In order to become that healthier and happier you, you must make a commitment to openly completing the five steps of recovery: Rest, Repair, Rebuild, Rethink, and Redesign. One of the great things about this book is that not only does Hanna walk you through why each step is important but she also tells you how to execute it. Each step comes with options and ideas you can try to find what works best for you. To go along with the steps, Hanna incudes ‘stepping stones’ to help you with your success, these are each a meditation that you can either read and perform yourself or you can visit her website for a guided version. Imbedded throughout the text, Hanna also includes helpful links to websites and smartphone applications you can download to keep tools you need right at your fingertips. Don’t forget to look in the back of the book as well, there is an entire section devoted to further reading and more information on many of the topics covered earlier in the book.

In her chapter on Repair, Hanna includes something I think is so important and often times underrated in the fight against addiction; she includes a section on diet. And no, not the kind where she is trying to get you to lose weight for vanity sake or because excess weight is another thing causing your body stress but she gives suggestions for the kinds of foods that power your brain and send the right chemicals through your system to keep you focused and relaxed. She explains, “If you eat healthy, real foods most of the time, you are getting greater return on investment with regard to quality nutrients.” (93) Plus dark chocolate and red wine are suggestions so how can you go wrong?

There is so much information in this book and it is presented in a very accessible way, but for me the part that struck the most was Step 5: Redesign. This is where I believe the heart of the book lies.
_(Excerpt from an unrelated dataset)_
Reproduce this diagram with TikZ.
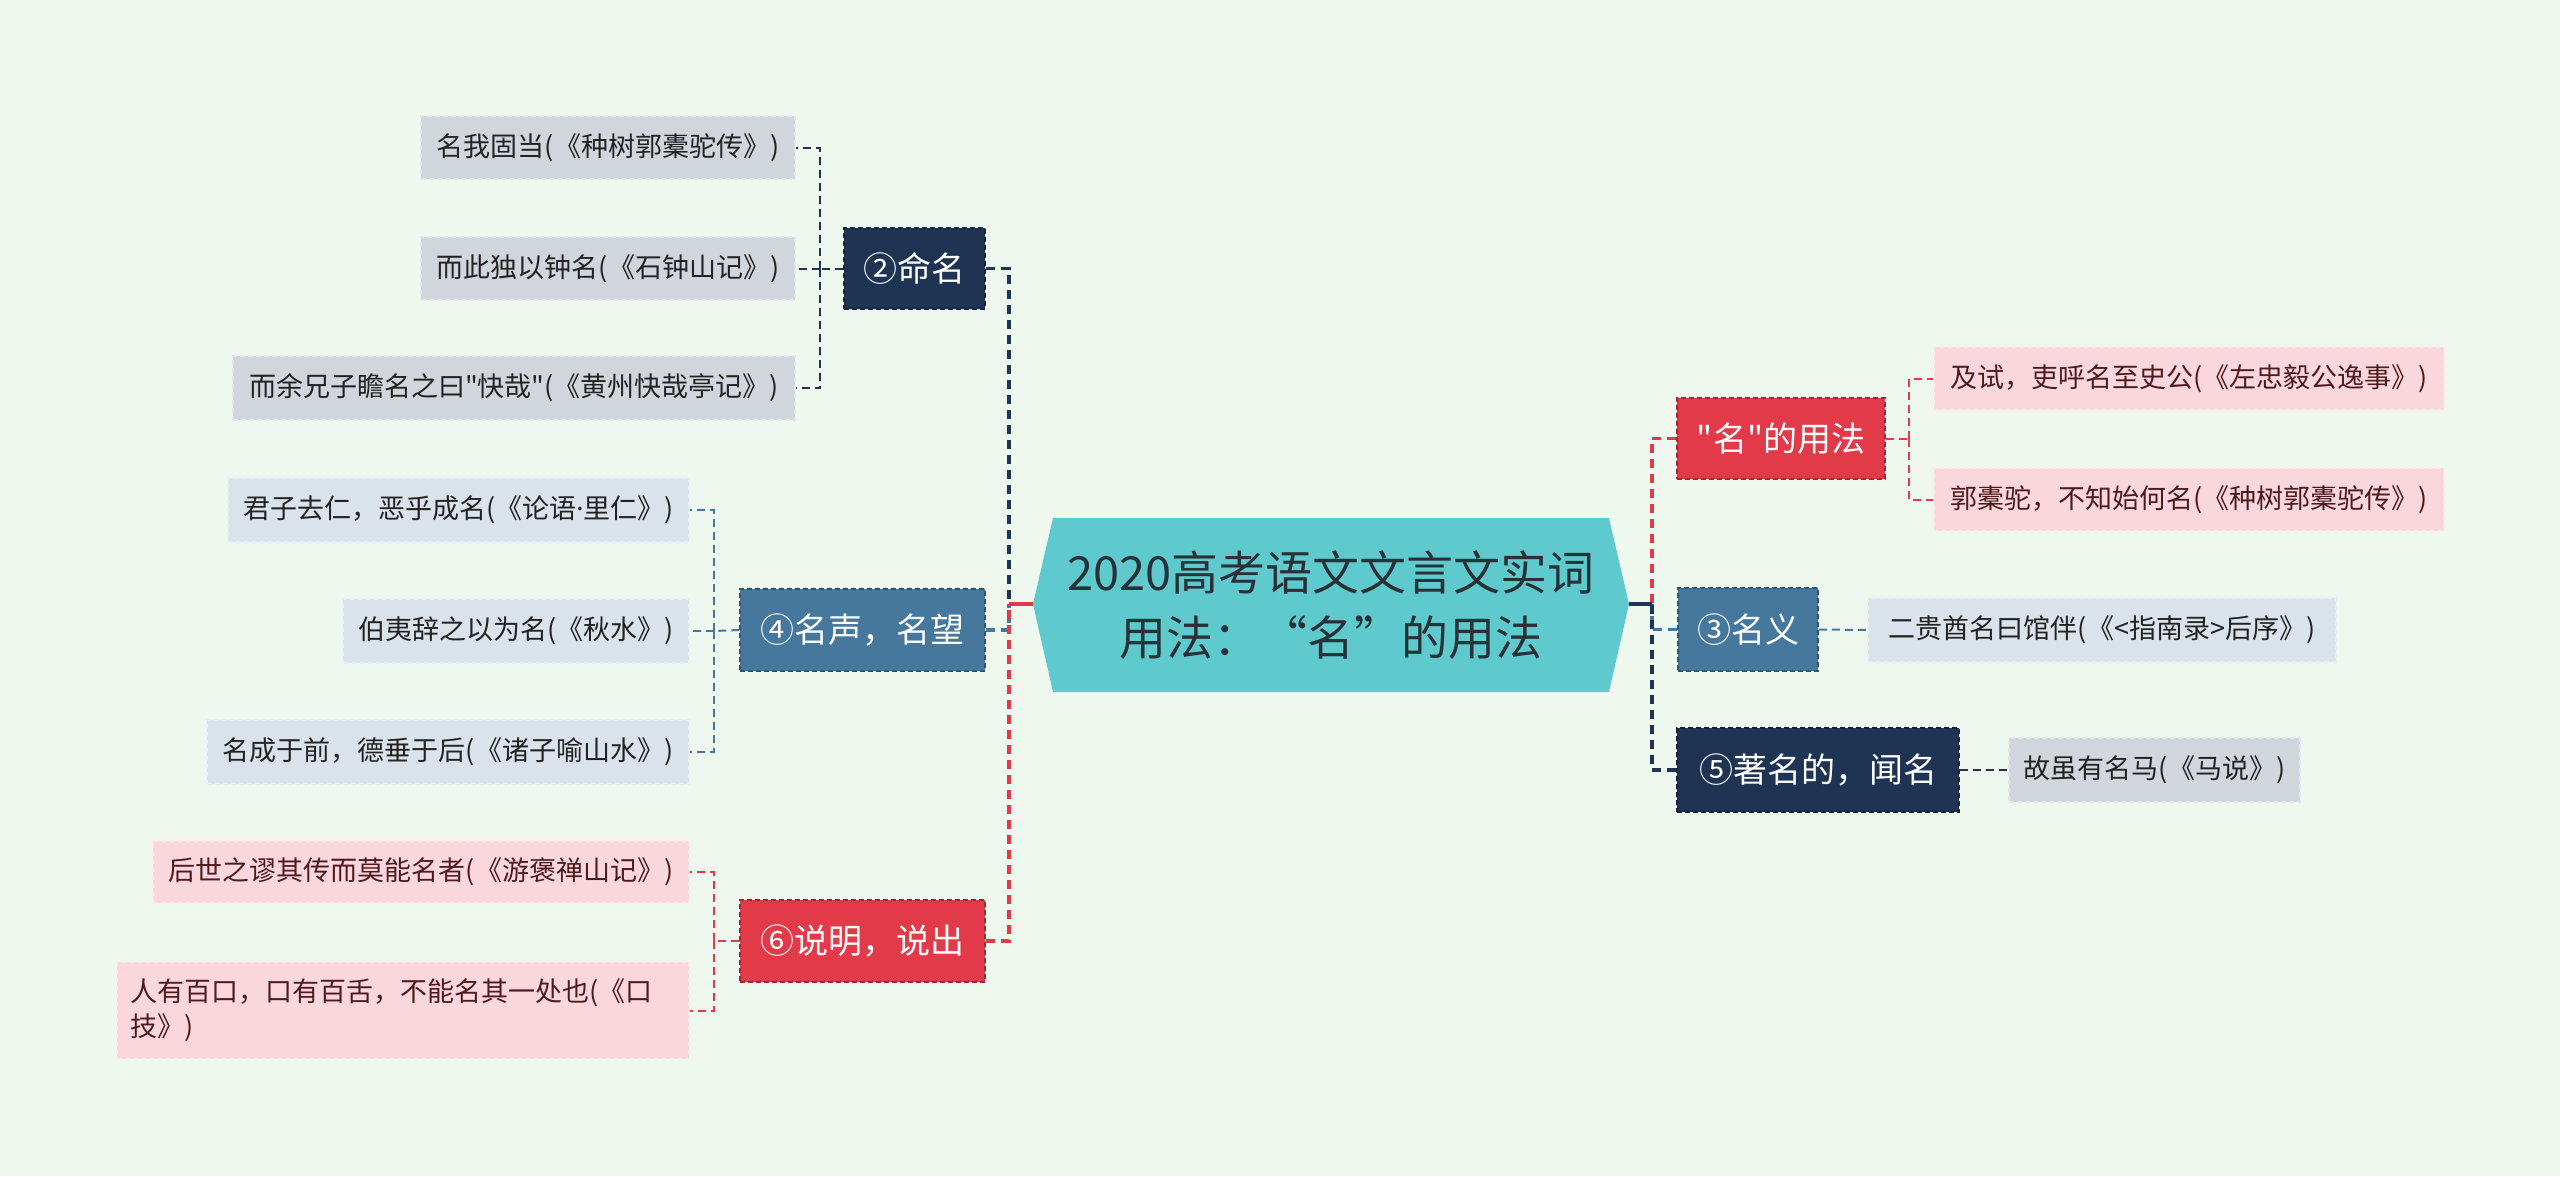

Step 5 is where you take what you have learned and you firmly cement it in your life, this is where your power comes from. Hanna writes, “If we wait to make changed to our personal routine until life makes it easier for us, then it’s never going to happen. We must therefore take responsibility for doing the best we can despite our circumstances.” (140) In this step you put it all together, and by doing this for yourself you are allowing others to do the same and encouraging a shift in the way people live and work. She helps you establish personal BEATs, or Boundaries, Expectations, Attitude, and Time to help you “…create a healthy rhythm that supports our energy replenishment strategies to keep our tank full, our brain out of conservation mode, and our system strong enough to be resilient to stress.” (143)

Once you have ‘filled your tank’, a metaphor Hanna often uses, you can use your overflow to help your friends, your family, your clients, and your community better. It may sound like a dream but you may be able get there (or get closer) with the right attitude, personal commitment, a willingness to try, and this book. Between Heidi Hanna’s steps, meditations, mantras, and exercises I am sure you will find something you will relate to, to help streamline and enhance your life by giving you new tools and strategies to help you cope with and learn from your stresses.